**What to produce:** Using the listing below, set down each line from the line containing "Reproduce this chart with matplotlib." through the line containing "2.3, 1.5, 0.8]", both ends included, exactly and with nothing added.

**Data items:**
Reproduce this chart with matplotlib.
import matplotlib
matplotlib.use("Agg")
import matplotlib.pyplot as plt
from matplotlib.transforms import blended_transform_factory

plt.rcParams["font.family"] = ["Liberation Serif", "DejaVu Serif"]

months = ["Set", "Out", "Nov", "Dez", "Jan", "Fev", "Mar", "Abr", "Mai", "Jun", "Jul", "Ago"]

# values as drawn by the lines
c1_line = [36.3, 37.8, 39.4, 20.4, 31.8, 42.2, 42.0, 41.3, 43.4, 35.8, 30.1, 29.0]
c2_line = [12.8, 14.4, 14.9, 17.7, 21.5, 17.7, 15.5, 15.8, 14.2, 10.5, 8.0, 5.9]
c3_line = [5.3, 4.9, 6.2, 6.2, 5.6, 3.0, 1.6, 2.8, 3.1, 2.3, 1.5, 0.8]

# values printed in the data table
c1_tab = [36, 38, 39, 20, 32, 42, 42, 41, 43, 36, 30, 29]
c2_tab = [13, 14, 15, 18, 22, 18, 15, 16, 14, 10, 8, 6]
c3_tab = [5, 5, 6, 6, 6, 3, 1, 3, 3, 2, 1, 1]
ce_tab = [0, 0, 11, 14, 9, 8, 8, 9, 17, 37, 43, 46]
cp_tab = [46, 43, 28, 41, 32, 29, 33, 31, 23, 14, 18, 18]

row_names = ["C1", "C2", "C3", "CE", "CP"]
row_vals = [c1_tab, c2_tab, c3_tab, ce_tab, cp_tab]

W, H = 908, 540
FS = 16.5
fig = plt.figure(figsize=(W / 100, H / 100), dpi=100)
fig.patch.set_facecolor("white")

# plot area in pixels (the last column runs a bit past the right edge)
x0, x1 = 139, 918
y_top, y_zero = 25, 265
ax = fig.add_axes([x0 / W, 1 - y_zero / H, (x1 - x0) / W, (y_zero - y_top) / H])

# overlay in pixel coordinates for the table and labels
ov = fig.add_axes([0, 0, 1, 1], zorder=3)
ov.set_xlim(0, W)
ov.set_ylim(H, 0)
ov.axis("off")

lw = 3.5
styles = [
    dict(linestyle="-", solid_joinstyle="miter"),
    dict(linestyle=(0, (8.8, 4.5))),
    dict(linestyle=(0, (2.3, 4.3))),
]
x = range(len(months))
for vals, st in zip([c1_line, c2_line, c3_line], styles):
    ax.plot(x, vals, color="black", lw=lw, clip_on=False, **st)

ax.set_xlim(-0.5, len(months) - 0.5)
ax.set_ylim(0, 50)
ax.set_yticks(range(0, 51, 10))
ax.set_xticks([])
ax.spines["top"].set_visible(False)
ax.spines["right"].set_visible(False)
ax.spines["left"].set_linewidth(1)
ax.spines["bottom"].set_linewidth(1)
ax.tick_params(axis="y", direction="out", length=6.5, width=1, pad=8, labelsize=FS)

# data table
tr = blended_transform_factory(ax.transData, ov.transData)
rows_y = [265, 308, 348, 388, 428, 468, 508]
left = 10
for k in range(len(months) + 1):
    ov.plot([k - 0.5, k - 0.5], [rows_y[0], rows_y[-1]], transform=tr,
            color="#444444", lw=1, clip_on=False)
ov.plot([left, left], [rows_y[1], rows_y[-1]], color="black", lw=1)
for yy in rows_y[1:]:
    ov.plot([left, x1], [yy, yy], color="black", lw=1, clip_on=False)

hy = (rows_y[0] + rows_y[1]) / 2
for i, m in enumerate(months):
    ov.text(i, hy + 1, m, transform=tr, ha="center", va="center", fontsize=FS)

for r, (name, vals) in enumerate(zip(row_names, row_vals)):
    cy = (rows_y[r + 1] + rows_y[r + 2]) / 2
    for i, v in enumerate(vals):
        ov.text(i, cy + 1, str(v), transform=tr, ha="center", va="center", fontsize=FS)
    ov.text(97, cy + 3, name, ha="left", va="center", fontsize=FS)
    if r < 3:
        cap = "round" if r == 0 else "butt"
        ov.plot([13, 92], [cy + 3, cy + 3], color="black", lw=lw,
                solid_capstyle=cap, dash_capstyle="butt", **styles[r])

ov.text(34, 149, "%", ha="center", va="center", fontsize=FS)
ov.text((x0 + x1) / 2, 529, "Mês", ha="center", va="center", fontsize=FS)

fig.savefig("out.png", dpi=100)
---
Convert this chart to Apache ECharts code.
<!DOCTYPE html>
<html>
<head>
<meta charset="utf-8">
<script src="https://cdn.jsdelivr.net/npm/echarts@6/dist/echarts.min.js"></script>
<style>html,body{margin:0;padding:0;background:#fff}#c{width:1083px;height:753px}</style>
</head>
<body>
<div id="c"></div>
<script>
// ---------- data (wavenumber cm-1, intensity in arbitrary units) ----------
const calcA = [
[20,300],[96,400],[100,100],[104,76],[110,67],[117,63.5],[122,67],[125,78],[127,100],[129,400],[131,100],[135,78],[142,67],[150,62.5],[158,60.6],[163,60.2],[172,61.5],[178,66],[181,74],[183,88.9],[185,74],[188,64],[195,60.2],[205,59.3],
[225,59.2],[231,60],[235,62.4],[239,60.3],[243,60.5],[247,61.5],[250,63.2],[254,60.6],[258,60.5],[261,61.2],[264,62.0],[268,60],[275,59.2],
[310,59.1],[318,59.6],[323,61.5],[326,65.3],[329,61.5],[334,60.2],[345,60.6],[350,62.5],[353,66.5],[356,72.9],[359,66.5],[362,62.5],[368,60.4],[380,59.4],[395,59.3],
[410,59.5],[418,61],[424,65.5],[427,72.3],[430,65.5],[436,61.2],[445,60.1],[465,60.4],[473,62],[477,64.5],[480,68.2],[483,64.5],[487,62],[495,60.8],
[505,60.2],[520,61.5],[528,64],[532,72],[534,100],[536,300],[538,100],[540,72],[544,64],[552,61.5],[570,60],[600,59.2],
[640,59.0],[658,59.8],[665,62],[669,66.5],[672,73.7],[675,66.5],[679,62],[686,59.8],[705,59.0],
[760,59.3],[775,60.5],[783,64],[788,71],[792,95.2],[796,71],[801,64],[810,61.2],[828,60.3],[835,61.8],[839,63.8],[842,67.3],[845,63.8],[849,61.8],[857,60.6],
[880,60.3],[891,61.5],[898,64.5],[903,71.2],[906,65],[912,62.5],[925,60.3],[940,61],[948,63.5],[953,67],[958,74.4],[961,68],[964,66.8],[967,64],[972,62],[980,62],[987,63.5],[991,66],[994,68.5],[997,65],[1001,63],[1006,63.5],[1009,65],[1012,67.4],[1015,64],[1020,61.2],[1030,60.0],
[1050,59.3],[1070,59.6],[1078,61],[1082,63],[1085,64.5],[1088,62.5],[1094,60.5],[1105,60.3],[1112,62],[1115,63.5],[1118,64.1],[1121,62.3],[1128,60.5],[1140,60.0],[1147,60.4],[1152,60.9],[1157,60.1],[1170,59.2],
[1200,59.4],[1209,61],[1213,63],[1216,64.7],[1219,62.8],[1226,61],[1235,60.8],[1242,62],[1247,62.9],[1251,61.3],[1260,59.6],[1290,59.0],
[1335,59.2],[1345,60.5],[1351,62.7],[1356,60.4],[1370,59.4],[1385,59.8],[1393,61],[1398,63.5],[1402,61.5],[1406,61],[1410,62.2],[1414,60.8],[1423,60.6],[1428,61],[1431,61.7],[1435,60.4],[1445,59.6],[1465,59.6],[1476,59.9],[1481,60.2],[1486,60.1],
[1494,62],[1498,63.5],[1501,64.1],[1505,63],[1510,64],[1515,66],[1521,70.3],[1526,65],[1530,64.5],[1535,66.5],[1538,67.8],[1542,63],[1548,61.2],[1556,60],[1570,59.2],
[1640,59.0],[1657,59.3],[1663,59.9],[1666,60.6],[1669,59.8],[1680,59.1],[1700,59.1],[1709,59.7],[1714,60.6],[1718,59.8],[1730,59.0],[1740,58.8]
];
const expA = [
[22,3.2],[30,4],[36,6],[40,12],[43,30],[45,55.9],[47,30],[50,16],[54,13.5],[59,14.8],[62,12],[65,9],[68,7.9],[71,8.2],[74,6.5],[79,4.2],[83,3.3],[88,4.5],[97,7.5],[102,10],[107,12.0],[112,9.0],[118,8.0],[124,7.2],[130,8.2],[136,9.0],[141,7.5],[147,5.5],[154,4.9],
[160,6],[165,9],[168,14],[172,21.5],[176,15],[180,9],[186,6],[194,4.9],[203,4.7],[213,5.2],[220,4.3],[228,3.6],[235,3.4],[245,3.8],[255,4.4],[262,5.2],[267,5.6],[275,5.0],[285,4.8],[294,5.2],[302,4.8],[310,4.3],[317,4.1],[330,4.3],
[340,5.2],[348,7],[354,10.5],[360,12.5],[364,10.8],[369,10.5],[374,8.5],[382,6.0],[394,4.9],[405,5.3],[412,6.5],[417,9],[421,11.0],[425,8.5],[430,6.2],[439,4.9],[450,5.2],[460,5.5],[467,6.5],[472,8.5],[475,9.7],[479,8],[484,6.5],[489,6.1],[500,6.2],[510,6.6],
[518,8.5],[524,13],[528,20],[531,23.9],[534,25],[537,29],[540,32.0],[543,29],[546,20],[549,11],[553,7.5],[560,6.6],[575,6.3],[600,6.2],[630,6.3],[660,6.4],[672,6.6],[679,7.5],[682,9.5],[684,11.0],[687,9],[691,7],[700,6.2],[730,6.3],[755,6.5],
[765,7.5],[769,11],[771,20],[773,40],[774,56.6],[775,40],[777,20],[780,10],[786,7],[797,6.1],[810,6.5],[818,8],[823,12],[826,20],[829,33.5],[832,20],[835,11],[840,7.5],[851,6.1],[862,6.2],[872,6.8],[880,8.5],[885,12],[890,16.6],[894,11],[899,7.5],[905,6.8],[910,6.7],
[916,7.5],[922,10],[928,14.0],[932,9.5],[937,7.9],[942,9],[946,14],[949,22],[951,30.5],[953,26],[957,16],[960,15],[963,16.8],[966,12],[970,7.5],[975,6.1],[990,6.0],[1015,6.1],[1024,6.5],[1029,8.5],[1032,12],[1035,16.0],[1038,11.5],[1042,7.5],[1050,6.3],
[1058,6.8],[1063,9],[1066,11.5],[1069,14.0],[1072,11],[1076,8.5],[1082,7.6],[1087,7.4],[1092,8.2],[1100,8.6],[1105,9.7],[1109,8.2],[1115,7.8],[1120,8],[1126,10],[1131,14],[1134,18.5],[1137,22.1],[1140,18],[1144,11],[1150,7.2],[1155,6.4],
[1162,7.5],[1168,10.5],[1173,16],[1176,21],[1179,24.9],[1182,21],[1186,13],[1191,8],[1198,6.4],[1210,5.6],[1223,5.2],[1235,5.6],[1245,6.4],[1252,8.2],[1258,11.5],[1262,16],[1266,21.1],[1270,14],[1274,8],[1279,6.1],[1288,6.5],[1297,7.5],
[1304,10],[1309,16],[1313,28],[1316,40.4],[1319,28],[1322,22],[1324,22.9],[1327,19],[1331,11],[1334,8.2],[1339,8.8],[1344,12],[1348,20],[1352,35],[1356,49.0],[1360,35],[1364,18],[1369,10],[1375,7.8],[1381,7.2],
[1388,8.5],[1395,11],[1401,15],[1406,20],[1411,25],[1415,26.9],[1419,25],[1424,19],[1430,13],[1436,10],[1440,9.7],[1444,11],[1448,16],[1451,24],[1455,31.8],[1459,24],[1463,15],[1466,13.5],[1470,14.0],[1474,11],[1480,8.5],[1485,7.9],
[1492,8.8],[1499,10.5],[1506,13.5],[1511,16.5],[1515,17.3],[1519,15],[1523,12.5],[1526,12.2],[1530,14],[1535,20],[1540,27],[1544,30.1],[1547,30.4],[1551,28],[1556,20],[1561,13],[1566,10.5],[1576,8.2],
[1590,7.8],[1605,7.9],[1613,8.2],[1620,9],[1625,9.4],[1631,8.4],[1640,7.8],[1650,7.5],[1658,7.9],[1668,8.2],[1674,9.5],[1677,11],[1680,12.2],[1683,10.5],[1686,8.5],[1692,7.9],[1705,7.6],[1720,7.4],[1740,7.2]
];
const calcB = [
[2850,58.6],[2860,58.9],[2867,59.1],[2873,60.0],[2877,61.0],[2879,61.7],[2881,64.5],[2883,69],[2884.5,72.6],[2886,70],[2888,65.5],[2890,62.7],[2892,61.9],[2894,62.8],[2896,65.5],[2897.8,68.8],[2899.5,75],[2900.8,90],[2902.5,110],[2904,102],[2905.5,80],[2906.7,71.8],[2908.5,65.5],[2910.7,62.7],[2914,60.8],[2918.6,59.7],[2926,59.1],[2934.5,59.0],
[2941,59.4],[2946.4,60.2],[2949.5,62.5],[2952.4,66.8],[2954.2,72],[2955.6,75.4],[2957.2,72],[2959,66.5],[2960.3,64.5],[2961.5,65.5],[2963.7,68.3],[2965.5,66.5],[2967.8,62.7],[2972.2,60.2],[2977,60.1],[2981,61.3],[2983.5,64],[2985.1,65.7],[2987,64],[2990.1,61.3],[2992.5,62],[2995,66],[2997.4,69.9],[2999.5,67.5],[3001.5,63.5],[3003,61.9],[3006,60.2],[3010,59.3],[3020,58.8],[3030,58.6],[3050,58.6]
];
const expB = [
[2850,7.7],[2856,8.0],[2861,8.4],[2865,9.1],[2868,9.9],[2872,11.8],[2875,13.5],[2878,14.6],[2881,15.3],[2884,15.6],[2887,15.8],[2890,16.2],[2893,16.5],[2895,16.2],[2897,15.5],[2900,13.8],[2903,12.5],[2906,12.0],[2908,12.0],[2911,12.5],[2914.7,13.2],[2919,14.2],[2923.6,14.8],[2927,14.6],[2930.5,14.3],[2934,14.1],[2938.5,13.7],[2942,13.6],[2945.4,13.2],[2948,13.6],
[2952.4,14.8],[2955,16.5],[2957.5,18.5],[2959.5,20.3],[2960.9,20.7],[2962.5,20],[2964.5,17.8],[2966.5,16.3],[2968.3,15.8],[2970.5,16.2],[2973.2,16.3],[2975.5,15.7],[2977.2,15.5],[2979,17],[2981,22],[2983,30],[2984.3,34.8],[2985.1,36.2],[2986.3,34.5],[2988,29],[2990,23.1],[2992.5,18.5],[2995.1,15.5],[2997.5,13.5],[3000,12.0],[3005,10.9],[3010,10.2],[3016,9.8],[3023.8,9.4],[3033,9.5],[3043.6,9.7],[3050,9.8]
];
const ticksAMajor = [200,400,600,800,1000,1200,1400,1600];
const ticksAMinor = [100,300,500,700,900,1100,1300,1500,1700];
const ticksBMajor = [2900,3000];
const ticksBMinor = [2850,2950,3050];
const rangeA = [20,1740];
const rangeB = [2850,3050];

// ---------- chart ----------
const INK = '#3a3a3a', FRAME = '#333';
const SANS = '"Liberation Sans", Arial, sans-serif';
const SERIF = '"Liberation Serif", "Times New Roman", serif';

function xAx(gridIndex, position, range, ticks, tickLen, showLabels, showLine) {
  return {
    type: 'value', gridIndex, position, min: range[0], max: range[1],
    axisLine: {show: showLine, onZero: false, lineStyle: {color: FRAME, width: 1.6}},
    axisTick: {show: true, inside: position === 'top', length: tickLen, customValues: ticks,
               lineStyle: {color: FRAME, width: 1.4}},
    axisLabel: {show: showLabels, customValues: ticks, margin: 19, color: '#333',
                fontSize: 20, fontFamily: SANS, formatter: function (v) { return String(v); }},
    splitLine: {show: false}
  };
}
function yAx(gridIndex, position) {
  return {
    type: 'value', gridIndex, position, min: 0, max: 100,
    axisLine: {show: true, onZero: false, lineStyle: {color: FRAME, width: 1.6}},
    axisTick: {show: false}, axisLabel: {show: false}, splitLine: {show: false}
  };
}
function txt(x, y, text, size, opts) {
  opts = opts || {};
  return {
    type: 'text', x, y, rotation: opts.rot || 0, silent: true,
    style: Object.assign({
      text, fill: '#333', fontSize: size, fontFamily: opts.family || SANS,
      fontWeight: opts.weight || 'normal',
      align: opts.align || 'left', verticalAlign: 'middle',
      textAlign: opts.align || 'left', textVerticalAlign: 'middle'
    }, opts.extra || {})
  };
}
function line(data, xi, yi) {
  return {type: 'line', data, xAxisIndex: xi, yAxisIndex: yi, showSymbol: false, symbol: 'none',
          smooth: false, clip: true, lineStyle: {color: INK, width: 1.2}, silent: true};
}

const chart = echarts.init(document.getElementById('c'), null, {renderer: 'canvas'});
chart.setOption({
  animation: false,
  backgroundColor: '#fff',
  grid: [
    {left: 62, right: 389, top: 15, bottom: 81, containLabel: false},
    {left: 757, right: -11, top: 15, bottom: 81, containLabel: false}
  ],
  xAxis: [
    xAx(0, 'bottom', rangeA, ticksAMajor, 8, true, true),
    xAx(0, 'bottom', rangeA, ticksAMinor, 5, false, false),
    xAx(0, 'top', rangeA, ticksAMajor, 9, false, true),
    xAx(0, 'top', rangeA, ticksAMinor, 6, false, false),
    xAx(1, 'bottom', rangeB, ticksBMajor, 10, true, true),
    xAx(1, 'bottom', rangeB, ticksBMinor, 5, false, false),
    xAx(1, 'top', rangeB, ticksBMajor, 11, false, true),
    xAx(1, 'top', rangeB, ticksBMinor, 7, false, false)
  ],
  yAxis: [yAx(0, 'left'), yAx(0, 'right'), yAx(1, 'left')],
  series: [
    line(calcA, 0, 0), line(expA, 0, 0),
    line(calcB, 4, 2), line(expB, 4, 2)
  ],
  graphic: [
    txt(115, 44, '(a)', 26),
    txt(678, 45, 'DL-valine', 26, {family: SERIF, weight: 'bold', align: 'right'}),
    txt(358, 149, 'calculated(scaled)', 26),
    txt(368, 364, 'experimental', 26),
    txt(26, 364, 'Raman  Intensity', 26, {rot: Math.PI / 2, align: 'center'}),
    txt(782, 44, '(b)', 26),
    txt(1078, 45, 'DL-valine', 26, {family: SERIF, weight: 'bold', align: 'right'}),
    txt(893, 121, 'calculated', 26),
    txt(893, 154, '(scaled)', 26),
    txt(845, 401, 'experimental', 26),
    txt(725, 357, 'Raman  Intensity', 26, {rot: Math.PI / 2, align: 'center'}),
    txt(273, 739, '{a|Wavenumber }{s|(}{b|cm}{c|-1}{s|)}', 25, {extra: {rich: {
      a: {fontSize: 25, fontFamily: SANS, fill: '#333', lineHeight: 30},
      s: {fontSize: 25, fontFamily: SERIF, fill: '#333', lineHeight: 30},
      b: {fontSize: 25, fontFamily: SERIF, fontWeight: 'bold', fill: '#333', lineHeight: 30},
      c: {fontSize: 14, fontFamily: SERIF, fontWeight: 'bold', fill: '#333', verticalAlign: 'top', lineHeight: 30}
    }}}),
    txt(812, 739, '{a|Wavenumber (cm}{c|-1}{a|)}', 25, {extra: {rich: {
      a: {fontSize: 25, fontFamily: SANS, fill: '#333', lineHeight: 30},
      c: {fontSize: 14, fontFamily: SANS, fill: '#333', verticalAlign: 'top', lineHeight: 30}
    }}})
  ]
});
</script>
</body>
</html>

**Answer to this exercise:**
Reproduce this chart with matplotlib.
import matplotlib
matplotlib.use("Agg")
import matplotlib.pyplot as plt
from matplotlib.transforms import blended_transform_factory

plt.rcParams["font.family"] = ["Liberation Serif", "DejaVu Serif"]

months = ["Set", "Out", "Nov", "Dez", "Jan", "Fev", "Mar", "Abr", "Mai", "Jun", "Jul", "Ago"]

# values as drawn by the lines
c1_line = [36.3, 37.8, 39.4, 20.4, 31.8, 42.2, 42.0, 41.3, 43.4, 35.8, 30.1, 29.0]
c2_line = [12.8, 14.4, 14.9, 17.7, 21.5, 17.7, 15.5, 15.8, 14.2, 10.5, 8.0, 5.9]
c3_line = [5.3, 4.9, 6.2, 6.2, 5.6, 3.0, 1.6, 2.8, 3.1, 2.3, 1.5, 0.8]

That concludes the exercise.